The downside to this is college football is pretty unforgiving of sustained imperfection.  One or two years with 2 losses or more in a row and you may have consigned your program to a decade or more of irrelevance.  Which is why it's possible to argue that tonight's game... despite the double digit point spread... is a career defining must-win for Les Miles. 

If LSU pulls off an upset of the currently most hated team in America, they've imbued a 2 loss season with national significance. They will have burnished their reputation for general mayhem and kept pace with A&M as a relevant perennial challenger to Alabama in the SEC.   On the other hand, if they lose this one, then suddenly all the talk is about how it's been 2 years since Les Miles' career peak just moments before his perfect team was smushed by Bama in the Superdome last January. Two years is a long time to go as a second tier team with a recruiting class watching you. 

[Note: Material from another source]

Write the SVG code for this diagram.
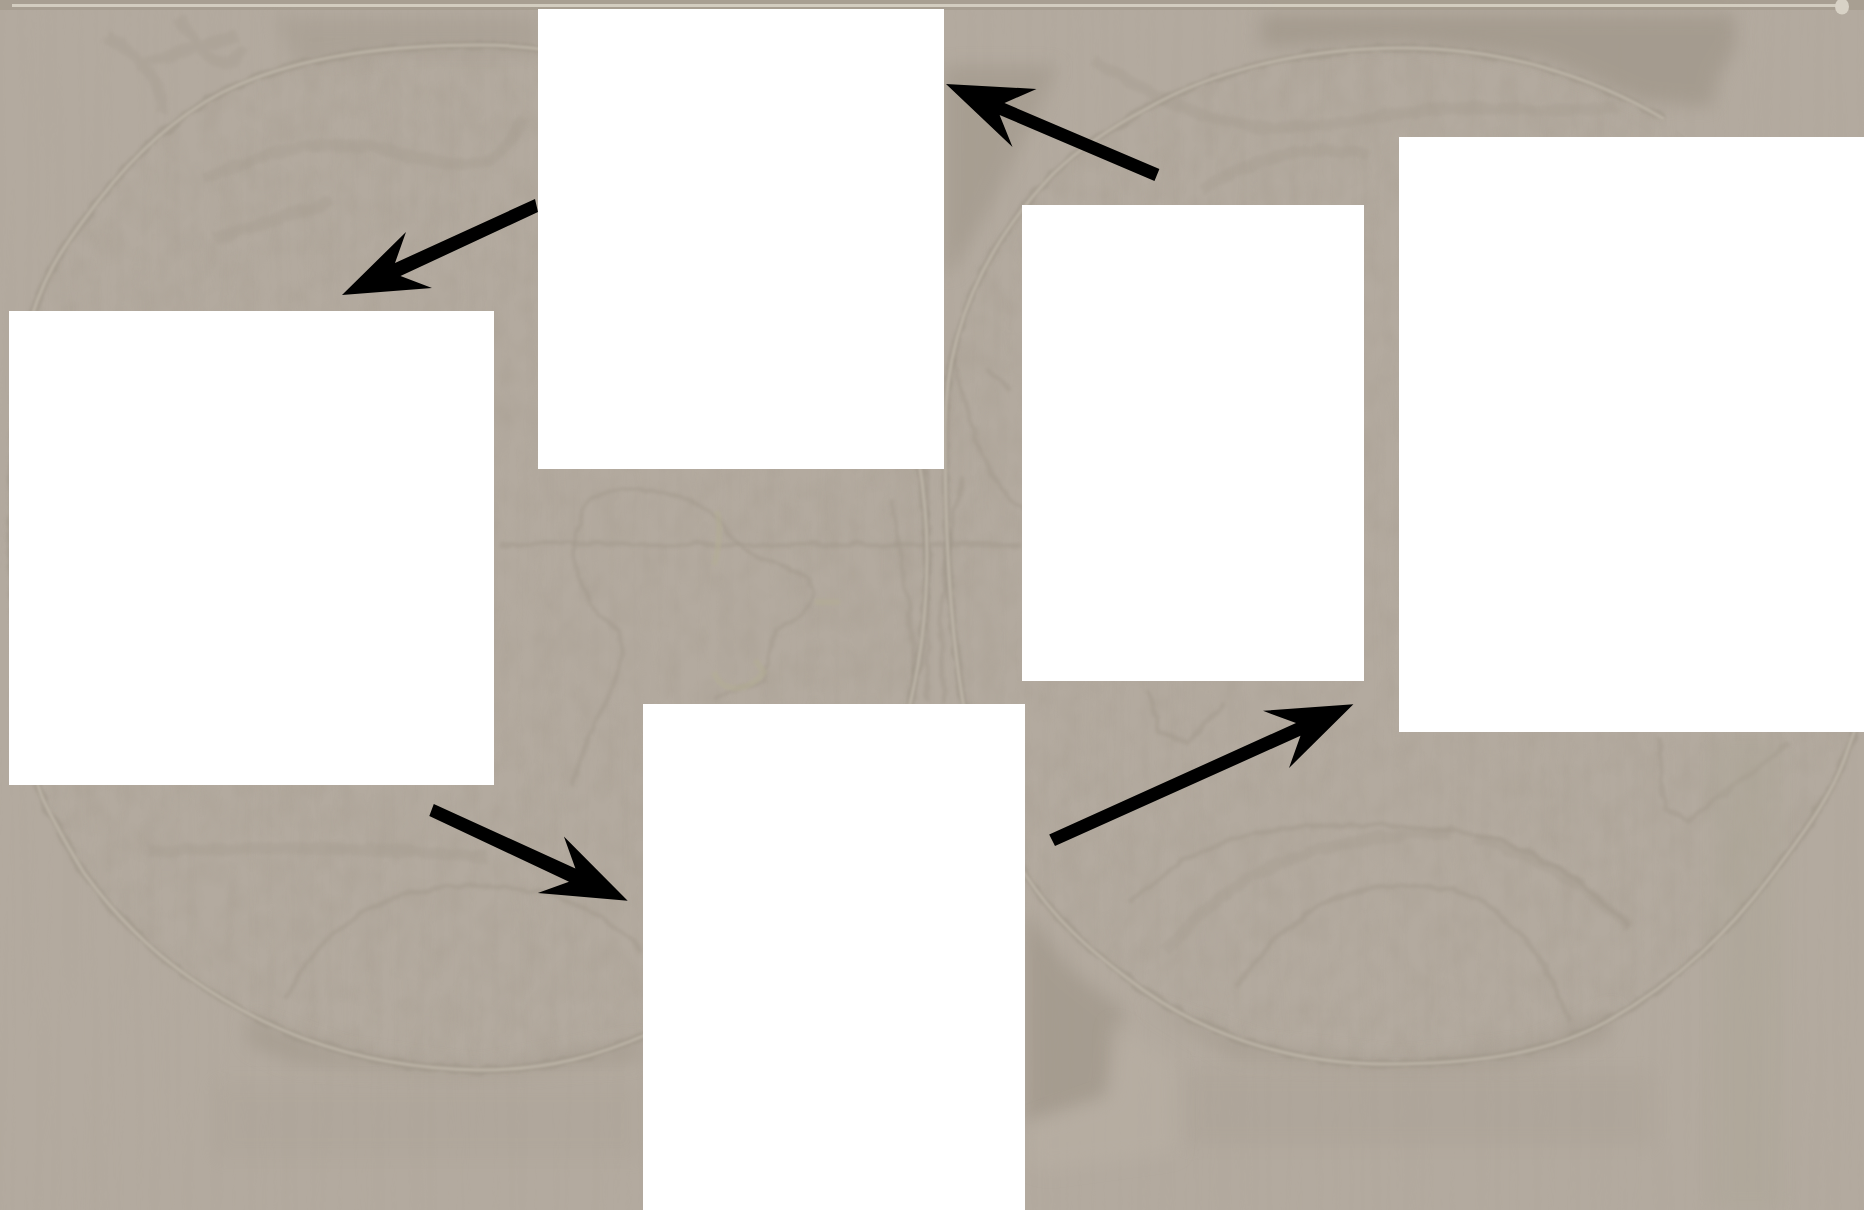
<svg xmlns="http://www.w3.org/2000/svg" width="1864" height="1210" viewBox="0 0 1864 1210">
<style>
.box{fill:#fff}
.arrow{fill:#000}
.d{fill:#a0978a;filter:url(#b8)}
.ringd{fill:none;stroke:#9f9689;stroke-width:8;opacity:.6;filter:url(#rough)}
.ringl{fill:none;stroke:#bdb5a8;stroke-width:3;opacity:.9;filter:url(#b1)}
.m{fill:none;stroke:#a0978a;stroke-width:4;opacity:.45;filter:url(#rough)}
.t{fill:none;stroke:#a1988b;stroke-width:10;opacity:.28;filter:url(#rough)}
.y{fill:none;stroke:#b3ad94;stroke-width:6;opacity:.55;filter:url(#b1)}
</style>
<defs>
<filter id="b1" x="-10%" y="-10%" width="120%" height="120%"><feGaussianBlur stdDeviation="1"/></filter>
<filter id="b8" x="-20%" y="-20%" width="140%" height="140%"><feGaussianBlur stdDeviation="7"/></filter>
<filter id="rough" filterUnits="userSpaceOnUse" x="0" y="0" width="1864" height="1210">
<feTurbulence type="fractalNoise" baseFrequency=".06" numOctaves="2" seed="7" result="n"/>
<feDisplacementMap in="SourceGraphic" in2="n" scale="7" xChannelSelector="R" yChannelSelector="G"/>
<feGaussianBlur stdDeviation="1.400"/>
</filter>
<filter id="mottle" filterUnits="userSpaceOnUse" x="0" y="0" width="1864" height="1210" color-interpolation-filters="sRGB">
<feTurbulence type="fractalNoise" baseFrequency=".05 .035" numOctaves="3" seed="4"/>
<feColorMatrix type="matrix" values="0 0 0 0 .58  0 0 0 0 .54  0 0 0 0 .48  1.3 0 0 0 -.5"/>
<feGaussianBlur stdDeviation="1.500"/>
</filter>
<filter id="streak" filterUnits="userSpaceOnUse" x="0" y="0" width="1864" height="1210" color-interpolation-filters="sRGB">
<feTurbulence type="fractalNoise" baseFrequency=".12 .004" numOctaves="2" seed="11"/>
<feColorMatrix type="matrix" values="0 0 0 0 .62  0 0 0 0 .58  0 0 0 0 .52  .7 0 0 0 -.3"/>
</filter>
<clipPath id="globes">
<path d="M480 45C380 45 290 58 221 93C170 120 130 160 99 200C60 250 40 280 25 340C5 420 5 700 42 797C55 825 70 850 84 873C115 915 150 950 189 977C250 1020 340 1068 480 1070C550 1070 600 1055 650 1033C800 970 927 800 927 555C927 350 800 45 480 45Z"/>
<path d="M1403 48C1300 48 1210 72 1146 109C1110 128 1080 148 1053 174C985 245 945 330 945 430C945 640 965 790 1025 874C1055 920 1090 950 1127 978C1200 1035 1290 1064 1386 1064C1470 1064 1545 1055 1606 1022C1680 980 1730 930 1771 876C1810 825 1835 790 1848 749L1880 660V300L1664 119C1590 75 1500 48 1403 48Z"/>
</clipPath>
</defs>
<g id="background">
<rect width="1864" height="1210" fill="#b3aa9f"/>
<rect width="1864" height="1210" filter="url(#streak)" opacity=".18"/>
<rect width="1864" height="10" fill="#a89f92"/>
<g clip-path="url(#globes)"><rect width="1864" height="1210" filter="url(#mottle)" opacity=".2"/></g>
<g transform="scale(1.1888)">
<path class="d" opacity=".75" d="M1060 12H1460V40L1445 65L1440 90L1380 85L1300 50L1180 35L1060 40Z"/>
<path class="d" opacity=".4" d="M230 14H452V45H340L250 55Z"/>
<path class="d" opacity=".6" d="M794 55H890L870 100L830 180L800 230H794Z"/>
<path class="d" opacity=".7" d="M862 765L900 815L945 850L930 925L862 945Z"/>
<path class="d" opacity=".55" d="M205 855L290 885L400 900L540 875V892L400 906L250 895L210 880Z"/>
<path class="d" opacity=".55" d="M960 845L1060 880L1180 893L1290 880L1360 848L1350 875L1280 895L1180 900L1040 890Z"/>
<path class="d" opacity=".13" d="M180 910H540V975H180Z"/>
<path class="d" opacity=".18" d="M995 900H1390V965H995Z"/>
<path d="M865 945L935 920V860L990 895V970L880 985L865 980Z" fill="#b9b0a4" opacity=".5" filter="url(#b8)"/>
<path class="t" d="M90 30C120 50 140 70 135 95M150 15C170 45 190 70 205 40M115 55L200 30"/>
<path class="t" d="M170 150C230 130 260 110 340 130S420 130 440 100M180 200L280 170"/>
<path class="t" d="M920 50C1000 100 1050 120 1150 100S1290 100 1360 90M1010 160C1060 130 1100 120 1150 130"/>
<path class="m" d="M420 458H860"/>
<path class="m" opacity=".6" d="M780 395V590"/>
<path class="m" opacity=".25" d="M750 420C760 480 770 540 770 590M810 400C790 470 790 540 795 590"/>
<path class="m" d="M800 300C815 340 820 400 860 430M830 310L850 330"/>
<path class="m" d="M965 580L975 615L1000 625L1030 590"/>
<path class="m" d="M1395 620L1400 680L1420 690L1505 625"/>
<path class="m" opacity=".3" d="M240 840C270 780 320 745 400 745S520 780 540 800"/>
<path class="m" opacity=".3" d="M950 760C1010 700 1080 690 1180 695S1320 730 1370 780"/>
<path class="m" opacity=".3" d="M1040 830C1090 760 1130 745 1190 745S1290 780 1320 860"/>
<path class="t" d="M125 716C220 712 330 712 410 722"/>
<path class="t" d="M980 800C1040 730 1100 705 1220 700"/>
<path class="t" d="M1240 705C1300 720 1340 750 1370 780"/>
<path d="M1440 620V1018H1500V620Z" fill="#aca696" opacity=".35" filter="url(#b8)"/>
</g>
<path class="m" d="M585 505C595 495 605 491 616 491C635 489 650 489 663 493C685 497 700 503 710 511C725 525 730 540 741 548C755 555 765 558 775 563C790 568 800 572 807 578L813 595C810 608 805 613 798 618L778 628C772 640 770 650 768 658L764 681L714 698M585 505C578 525 574 540 575 551C575 565 578 575 582 585C588 600 592 608 599 615L619 631C622 645 622 655 619 668C615 682 612 690 606 701C600 712 595 722 589 735C583 750 578 768 572 785"/>
<path class="y" d="M717 511C721 525 719 550 714 565M815 602H840M714 672C722 695 750 692 764 672L755 660"/>
<path class="ringd" d="M480 45C380 45 290 58 221 93C170 120 130 160 99 200C60 250 40 280 25 340C5 420 5 700 42 797C55 825 70 850 84 873C115 915 150 950 189 977C250 1020 340 1068 480 1070C550 1070 600 1055 650 1033C800 970 927 800 927 555C927 350 800 45 480 45Z"/>
<path class="ringl" d="M480 45C380 45 290 58 221 93C170 120 130 160 99 200C60 250 40 280 25 340C5 420 5 700 42 797C55 825 70 850 84 873C115 915 150 950 189 977C250 1020 340 1068 480 1070C550 1070 600 1055 650 1033C800 970 927 800 927 555C927 350 800 45 480 45Z"/>
<path class="ringd" d="M1403 48C1300 48 1210 72 1146 109C1110 128 1080 148 1053 174C985 245 945 330 945 430C945 640 965 790 1025 874C1055 920 1090 950 1127 978C1200 1035 1290 1064 1386 1064C1470 1064 1545 1055 1606 1022C1680 980 1730 930 1771 876C1810 825 1835 790 1848 749L1880 660M1403 48C1500 48 1590 75 1664 119"/>
<path class="ringl" d="M1403 48C1300 48 1210 72 1146 109C1110 128 1080 148 1053 174C985 245 945 330 945 430C945 640 965 790 1025 874C1055 920 1090 950 1127 978C1200 1035 1290 1064 1386 1064C1470 1064 1545 1055 1606 1022C1680 980 1730 930 1771 876C1810 825 1835 790 1848 749L1880 660M1403 48C1500 48 1590 75 1664 119"/>
<path d="M12 5.500H1840" stroke="#d3cdc0" stroke-width="3" fill="none"/>
<ellipse cx="1842" cy="6.500" rx="7" ry="8" fill="#d8d2c6"/>
</g>
<g id="node-top"><rect class="box" x="538" y="9" width="406" height="460"/></g>
<g id="node-left"><rect class="box" x="9" y="311" width="485" height="474"/></g>
<g id="node-middle"><rect class="box" x="1022" y="205" width="342" height="476"/></g>
<g id="node-right"><rect class="box" x="1399" y="137" width="465" height="595"/></g>
<g id="node-bottom"><rect class="box" x="643" y="704" width="382" height="506"/></g>
<g id="connectors">
<polygon class="arrow" points="535,199 538,212 400.500,276 432,288 342,295 406,232 395,263"/>
<polygon class="arrow" points="1159.400,169 1154.500,181 999.600,115 1012.500,147 946,84 1036.500,89 1004.500,103"/>
<polygon class="arrow" points="433.800,804 429.300,816 569,881.800 537.800,893 627.700,900.800 563.900,836.500 575.400,868.600"/>
<polygon class="arrow" points="1049.200,834.500 1055,846 1300.500,735.800 1289,768 1353.400,704.300 1263,710.800 1296,723"/>
</g>
</svg>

That may sound harsh but that's how college football works.  And it's why LSU fans can at least console themselves with Miles' goofiness.  If you think they're hard on him as it is, try and imagine any other mediocre coach in this situation without his personality to keep the sharks half at bay.

1 comment:

Nolaresident said...

Well, LSU didn't pull off the win. If LSU doesn't lose the remaining games I think Les is okay. After all, what coach can say they've beat Saban this year?